HAL signs agreement establishing footprint in Malaysia to export weaponry

With Hindustan Aeronautics Ltd (HAL) having fielded the Tejas Mark 1A fighter in a Malaysian tender for 18 fighter lead-in trainers (FLITs), the company is preparing for what would be the first success in exporting the Indian fighter.

On Thursday, the Bengaluru-headquartered aerospace giant announced that it had signed a memorandum of understanding (MoU) with its representative in Kuala Lumpur, called Forte Drus, for tapping new opportunities in exporting weaponry to Malaysia.
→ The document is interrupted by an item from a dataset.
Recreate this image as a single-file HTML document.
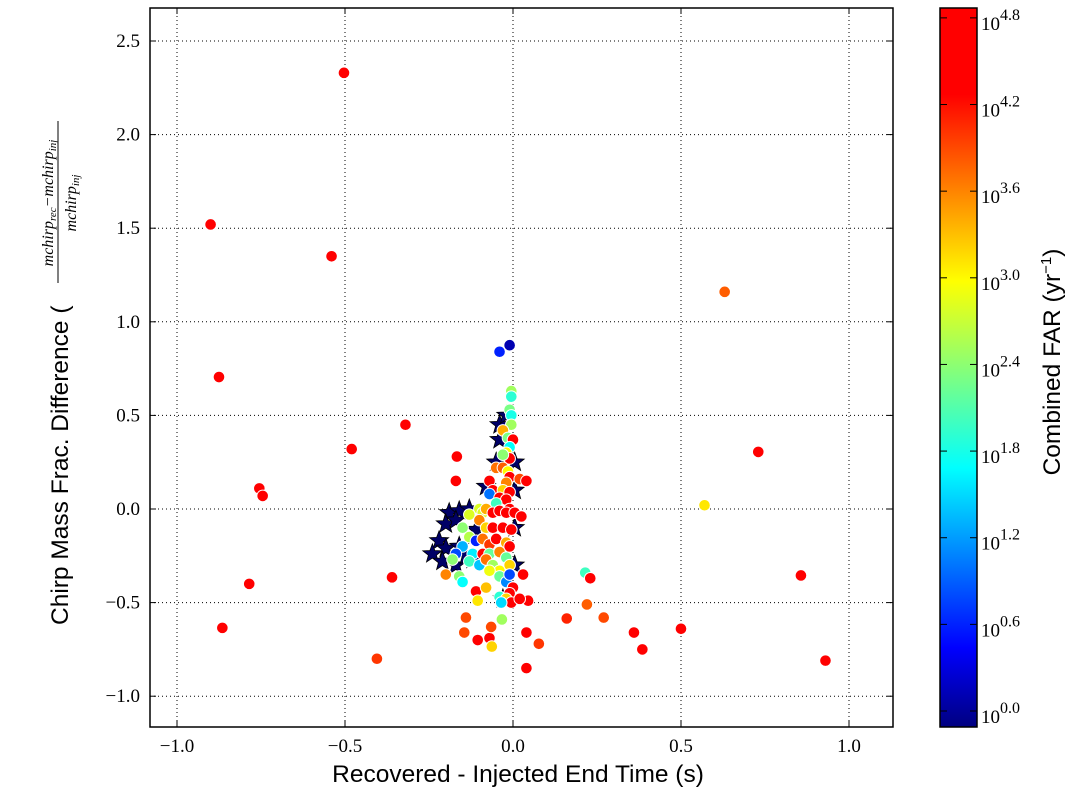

“The office in Malaysia will help HAL in tapping the new business opportunities for Fighter Lead-in Trainer (FLIT), LCA (Light Combat Aircraft) and other requirements of Royal Malaysian Air Force (RMAF) like Sukhoi-30 MKM and Hawk upgrades,” said HAL.

“HAL had submitted a proposal to Ministry of Defence (MINDEF), Malaysia during October 2021 for supply of 18 FLIT LCAs against a global tender issued by RMAF. The final winner of the tender is expected to be declared soon by Malaysian authorities. LCA Tejas stands a fair chance of selection in the bid as it meets all the parameters sought by RMAF,” said a HAL media release on Thursday.

In addition to offering the Tejas LCA in Kuala Lumpur’s global tender for 18 advanced jet trainers, HAL sees business opportunities in Malaysia for maintenance and upgrade of their Sukhoi-30MKM and Hawk trainer fleets.

“Further, being one of the largest producers of Russian origin Sukhoi-30 aircraft, HAL has capabilities to extend the required support for RMAF’s Sukhoi-30 MKM fleet, which is facing low serviceability issues due to ongoing Russia-Ukraine crisis,” said HAL.

HAL has also offered to support the RMAF for upgrading their Hawk fleet. Other HAL platforms like HTT-40 basic trainer, Dornier-228 light maritime reconnaissance aircraft, Dhruv Advanced Light Helicopter (ALH) and the Light Combat Helicopter (LCH) have the potential to be inducted by RMAF in the future says HAL.

Considering these factors, HAL’s office in Kuala Lumpur plans to take up market promotion of the company’s products and services in Malaysia, and across the South East Asian region.

“It will reinforce commitment of India in supporting the Malaysian Defence Forces and industry for sustainable aerospace and defence landscape in Malaysia,” said HAL.

The RMAF tender is for 18 fighters with an option for 18 more. This would be an inviting first export order for the Tejas.

According to the Malaysian news media, the other contestants in the fray are: Pakistani-Chinese JF-17 Thunder, Russia’s MiG-35, China’s Catic, Korea Aerospace Industries (KAI) FA-50, Turkey Aerospace industries (TAI) Hürjet, and Italy’s Leonardo with the M-346.

Aerospace industry analysts say price will be an important issue for the RMAF, which is expecting to pay in the region of $900 million for 18 fighters, or $50 million per fighter. It is understood that HAL is offering the Tejas at that price.

The Korean fighter is understood to be slightly more expensive than the Tejas and the Russian MiG-35 far more so. Meanwhile, the Chinese are believed to have slashed the price of the JF-17 by about 30 per cent, a loss it will bear in order to capture the market.